Cosmic Web, Dark Energy, and the Fate of the Universe

The cosmic web doesn’t just tell us where matter is now; it also carries clues about what the universe is made of and where it’s headed. The way filaments grow and the sizes of cosmic voids are influenced by the tug‑of‑war between gravity and dark energy, the mysterious component that drives the accelerated expansion of the universe. If gravity were the only force at play on large scales, structures would keep pulling together more strongly over time, but dark energy pushes space to expand faster, slowing down the growth of the web.
By measuring how the cosmic web has evolved across cosmic time – comparing nearby structures to those billions of light‑years away, and thus billions of years in the past – astronomers can test models of dark energy. Some future surveys are designed specifically to examine this large‑scale pattern, hoping to pin down whether dark energy is constant or changing. In a way, the cosmic web is like a fossil record of the universe’s expansion history, storing information about the balance between clustering gravity and the accelerating pull of dark energy.
Our Place in the Cosmic Web

It’s easy to look at images of the cosmic web and feel painfully small, like a grain of dust in a storm of galaxies. Our Milky Way is just one galaxy in a filament, part of a local group that is itself embedded in a larger structure known as the Laniakea Supercluster. On these scales, everyday concerns shrink to almost nothing; the distances are so immense that even light, the fastest thing we know, would take hundreds of millions of years to travel along a single filament.

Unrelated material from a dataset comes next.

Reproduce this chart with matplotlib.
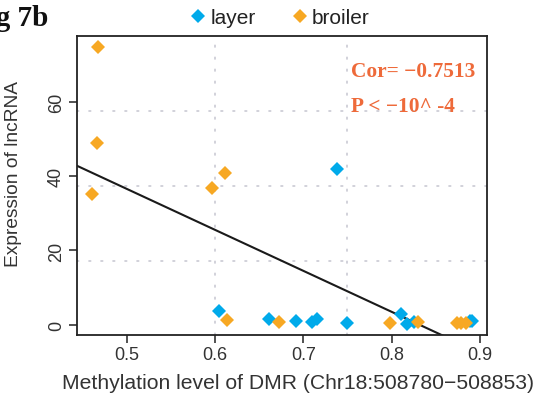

And yet, there’s another way to look at it. Somehow, in one tiny corner of this grand web, matter arranged itself into stars, planets, and eventually beings capable of mapping the structure that gave them birth. When I first saw a 3D visualization of the cosmic web, it felt like looking at the wiring diagram of a gigantic cosmic mind, with our galaxy as one tiny node. It’s strange, humbling, and oddly comforting to know that we’re not just floating randomly in space, but are part of a vast, interconnected structure that stretches across the universe.